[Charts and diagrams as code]
──────

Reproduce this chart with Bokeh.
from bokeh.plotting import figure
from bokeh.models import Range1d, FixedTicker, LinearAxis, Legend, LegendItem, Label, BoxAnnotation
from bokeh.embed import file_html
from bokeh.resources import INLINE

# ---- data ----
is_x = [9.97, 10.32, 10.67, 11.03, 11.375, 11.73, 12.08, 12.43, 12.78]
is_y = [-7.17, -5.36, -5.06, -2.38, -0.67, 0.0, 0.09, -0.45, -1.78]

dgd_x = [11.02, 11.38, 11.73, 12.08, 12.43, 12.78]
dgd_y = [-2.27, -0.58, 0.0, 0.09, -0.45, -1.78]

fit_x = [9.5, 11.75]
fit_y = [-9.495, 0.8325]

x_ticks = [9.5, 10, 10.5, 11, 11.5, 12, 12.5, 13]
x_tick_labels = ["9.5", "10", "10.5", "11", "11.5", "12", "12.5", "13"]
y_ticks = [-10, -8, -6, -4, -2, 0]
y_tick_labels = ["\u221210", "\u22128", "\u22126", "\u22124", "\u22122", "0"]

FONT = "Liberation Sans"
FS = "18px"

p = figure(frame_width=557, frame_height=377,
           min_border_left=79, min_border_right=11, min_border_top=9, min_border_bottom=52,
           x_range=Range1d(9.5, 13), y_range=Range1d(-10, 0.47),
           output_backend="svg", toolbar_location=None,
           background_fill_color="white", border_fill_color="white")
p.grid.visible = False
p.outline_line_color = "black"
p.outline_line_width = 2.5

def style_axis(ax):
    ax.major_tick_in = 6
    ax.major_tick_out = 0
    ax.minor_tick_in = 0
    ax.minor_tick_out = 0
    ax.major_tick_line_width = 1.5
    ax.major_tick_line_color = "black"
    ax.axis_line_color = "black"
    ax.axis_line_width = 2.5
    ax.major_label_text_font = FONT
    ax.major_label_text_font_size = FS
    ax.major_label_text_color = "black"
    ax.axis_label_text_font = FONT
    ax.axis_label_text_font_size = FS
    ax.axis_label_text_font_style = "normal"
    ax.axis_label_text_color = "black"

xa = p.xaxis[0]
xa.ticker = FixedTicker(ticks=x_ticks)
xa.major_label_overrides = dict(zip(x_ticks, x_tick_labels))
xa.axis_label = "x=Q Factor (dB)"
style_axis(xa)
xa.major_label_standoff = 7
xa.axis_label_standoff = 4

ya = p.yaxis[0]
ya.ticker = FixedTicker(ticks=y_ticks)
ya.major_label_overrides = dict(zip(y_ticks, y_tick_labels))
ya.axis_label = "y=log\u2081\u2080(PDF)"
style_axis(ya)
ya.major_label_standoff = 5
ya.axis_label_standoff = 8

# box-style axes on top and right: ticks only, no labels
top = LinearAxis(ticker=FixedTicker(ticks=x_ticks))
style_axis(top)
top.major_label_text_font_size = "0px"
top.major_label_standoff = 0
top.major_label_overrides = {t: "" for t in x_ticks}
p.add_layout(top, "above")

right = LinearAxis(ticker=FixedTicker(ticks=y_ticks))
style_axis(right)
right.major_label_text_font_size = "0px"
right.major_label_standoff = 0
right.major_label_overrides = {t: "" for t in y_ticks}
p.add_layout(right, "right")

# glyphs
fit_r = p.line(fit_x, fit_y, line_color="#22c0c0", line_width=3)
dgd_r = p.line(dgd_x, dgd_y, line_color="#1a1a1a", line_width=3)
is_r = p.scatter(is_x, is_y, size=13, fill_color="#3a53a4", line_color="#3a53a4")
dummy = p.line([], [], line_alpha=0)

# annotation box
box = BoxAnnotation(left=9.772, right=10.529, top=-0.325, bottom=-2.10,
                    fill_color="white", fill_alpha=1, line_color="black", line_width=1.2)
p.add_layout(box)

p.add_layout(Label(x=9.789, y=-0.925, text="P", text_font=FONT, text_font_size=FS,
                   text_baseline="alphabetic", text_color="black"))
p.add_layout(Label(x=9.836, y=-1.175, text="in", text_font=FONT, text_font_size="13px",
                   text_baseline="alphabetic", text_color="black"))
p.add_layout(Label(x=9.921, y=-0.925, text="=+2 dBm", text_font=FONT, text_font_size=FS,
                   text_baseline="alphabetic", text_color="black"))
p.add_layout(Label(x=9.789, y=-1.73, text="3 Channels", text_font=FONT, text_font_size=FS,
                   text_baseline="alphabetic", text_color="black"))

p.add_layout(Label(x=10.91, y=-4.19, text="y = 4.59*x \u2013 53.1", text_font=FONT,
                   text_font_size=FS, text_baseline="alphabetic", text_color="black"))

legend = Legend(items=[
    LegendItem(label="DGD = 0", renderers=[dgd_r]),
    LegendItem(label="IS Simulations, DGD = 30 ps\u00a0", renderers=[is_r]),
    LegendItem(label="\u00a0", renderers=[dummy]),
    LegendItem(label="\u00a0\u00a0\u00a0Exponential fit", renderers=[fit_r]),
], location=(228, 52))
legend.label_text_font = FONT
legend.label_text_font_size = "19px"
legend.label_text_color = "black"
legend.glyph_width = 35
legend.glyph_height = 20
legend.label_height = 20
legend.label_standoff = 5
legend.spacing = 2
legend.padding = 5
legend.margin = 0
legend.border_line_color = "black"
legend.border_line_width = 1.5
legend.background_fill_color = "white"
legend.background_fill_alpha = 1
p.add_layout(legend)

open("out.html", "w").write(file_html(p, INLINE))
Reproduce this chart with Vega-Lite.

──────

Short problem:
Verbatim output is expected for the lines from the start of the data to the line in which "-0.67, 0.0, 0.09, -0.45, -1.78]" appears, both included.

Written response:
Reproduce this chart with Bokeh.
from bokeh.plotting import figure
from bokeh.models import Range1d, FixedTicker, LinearAxis, Legend, LegendItem, Label, BoxAnnotation
from bokeh.embed import file_html
from bokeh.resources import INLINE

# ---- data ----
is_x = [9.97, 10.32, 10.67, 11.03, 11.375, 11.73, 12.08, 12.43, 12.78]
is_y = [-7.17, -5.36, -5.06, -2.38, -0.67, 0.0, 0.09, -0.45, -1.78]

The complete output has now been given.